• [What you will do]
From the records, pick out and copy each line containing "this".
begin Provided records
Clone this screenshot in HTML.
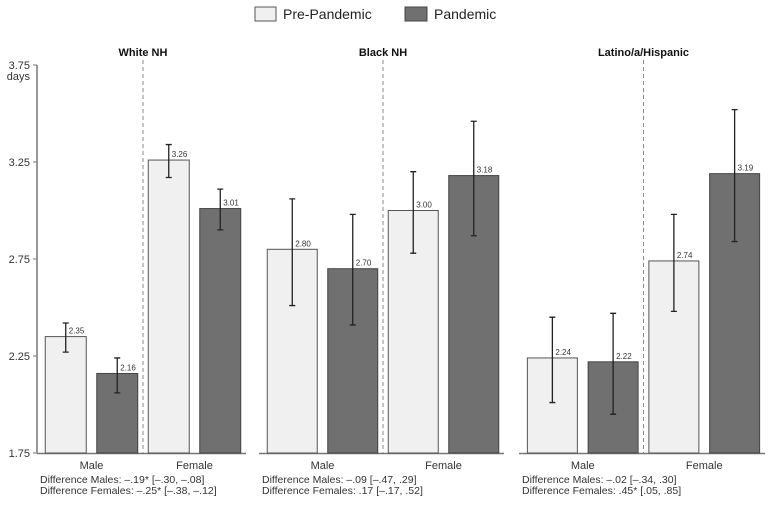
end Provided records
begin Provided records
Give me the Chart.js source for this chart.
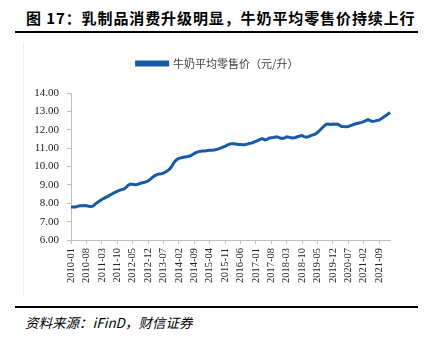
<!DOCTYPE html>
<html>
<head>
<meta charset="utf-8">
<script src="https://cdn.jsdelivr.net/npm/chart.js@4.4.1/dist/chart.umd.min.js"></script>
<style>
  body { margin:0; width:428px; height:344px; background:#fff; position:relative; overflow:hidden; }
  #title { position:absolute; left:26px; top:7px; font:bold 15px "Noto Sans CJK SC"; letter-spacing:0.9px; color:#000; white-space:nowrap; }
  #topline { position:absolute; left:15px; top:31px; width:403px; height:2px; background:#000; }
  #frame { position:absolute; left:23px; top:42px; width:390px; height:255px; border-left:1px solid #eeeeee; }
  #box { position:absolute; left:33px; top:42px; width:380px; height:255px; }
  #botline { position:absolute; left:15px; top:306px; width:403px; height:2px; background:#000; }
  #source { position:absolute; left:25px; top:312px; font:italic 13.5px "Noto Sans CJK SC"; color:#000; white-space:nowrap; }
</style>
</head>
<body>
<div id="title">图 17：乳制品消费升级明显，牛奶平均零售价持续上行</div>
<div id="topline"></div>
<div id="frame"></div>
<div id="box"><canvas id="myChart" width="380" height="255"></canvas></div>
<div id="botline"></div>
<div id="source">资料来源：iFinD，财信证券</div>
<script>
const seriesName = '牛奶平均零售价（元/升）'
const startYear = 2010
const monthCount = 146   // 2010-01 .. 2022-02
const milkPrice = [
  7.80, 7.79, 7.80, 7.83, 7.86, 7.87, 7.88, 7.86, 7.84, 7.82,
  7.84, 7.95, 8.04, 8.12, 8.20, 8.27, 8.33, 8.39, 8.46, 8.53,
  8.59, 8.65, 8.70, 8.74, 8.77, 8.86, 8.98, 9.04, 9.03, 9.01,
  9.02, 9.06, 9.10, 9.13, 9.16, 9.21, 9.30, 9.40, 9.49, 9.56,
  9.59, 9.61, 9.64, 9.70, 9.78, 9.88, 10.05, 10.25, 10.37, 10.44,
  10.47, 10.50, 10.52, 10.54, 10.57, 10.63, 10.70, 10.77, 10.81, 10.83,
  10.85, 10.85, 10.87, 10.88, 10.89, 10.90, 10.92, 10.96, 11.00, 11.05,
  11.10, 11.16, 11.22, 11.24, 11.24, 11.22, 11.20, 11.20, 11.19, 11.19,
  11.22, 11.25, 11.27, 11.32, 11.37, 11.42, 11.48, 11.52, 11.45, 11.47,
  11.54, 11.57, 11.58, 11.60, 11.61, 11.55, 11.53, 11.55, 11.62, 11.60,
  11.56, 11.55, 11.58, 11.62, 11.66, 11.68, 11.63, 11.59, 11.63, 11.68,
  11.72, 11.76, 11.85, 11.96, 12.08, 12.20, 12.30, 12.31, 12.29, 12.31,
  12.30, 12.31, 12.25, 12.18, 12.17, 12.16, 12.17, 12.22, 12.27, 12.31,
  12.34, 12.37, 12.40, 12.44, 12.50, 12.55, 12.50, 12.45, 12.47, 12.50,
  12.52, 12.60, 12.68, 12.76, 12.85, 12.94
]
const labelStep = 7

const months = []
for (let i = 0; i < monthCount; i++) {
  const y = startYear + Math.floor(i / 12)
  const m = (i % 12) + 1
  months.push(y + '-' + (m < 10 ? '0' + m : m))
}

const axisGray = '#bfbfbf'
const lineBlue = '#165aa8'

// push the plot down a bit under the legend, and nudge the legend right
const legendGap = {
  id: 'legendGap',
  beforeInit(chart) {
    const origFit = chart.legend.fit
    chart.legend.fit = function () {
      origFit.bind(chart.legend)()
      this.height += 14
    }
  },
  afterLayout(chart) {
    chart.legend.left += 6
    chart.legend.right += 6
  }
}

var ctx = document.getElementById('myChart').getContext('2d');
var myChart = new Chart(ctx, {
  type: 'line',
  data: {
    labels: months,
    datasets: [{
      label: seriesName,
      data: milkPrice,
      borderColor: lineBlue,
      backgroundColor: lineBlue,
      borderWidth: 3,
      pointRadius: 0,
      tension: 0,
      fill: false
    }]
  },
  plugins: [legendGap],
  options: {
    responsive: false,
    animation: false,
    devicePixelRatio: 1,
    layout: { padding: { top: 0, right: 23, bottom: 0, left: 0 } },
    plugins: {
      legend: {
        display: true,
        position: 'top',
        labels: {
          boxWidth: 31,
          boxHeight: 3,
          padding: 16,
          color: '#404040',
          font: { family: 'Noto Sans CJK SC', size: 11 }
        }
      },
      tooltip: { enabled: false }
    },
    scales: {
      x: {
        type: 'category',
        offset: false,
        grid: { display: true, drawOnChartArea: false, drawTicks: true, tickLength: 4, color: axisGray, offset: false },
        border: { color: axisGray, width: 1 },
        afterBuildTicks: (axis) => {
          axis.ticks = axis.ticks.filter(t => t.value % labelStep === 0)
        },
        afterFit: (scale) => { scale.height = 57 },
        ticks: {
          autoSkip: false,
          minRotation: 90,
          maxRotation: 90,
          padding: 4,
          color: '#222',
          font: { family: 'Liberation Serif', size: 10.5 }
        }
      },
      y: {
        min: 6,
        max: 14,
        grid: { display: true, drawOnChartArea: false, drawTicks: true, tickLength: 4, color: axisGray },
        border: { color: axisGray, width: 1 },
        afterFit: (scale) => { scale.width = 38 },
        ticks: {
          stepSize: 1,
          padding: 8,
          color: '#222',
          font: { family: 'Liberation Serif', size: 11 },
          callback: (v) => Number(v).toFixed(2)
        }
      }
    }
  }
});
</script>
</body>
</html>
end Provided records
• [Task answer]
Clone this screenshot in HTML.
Give me the Chart.js source for this chart.
      this.height += 14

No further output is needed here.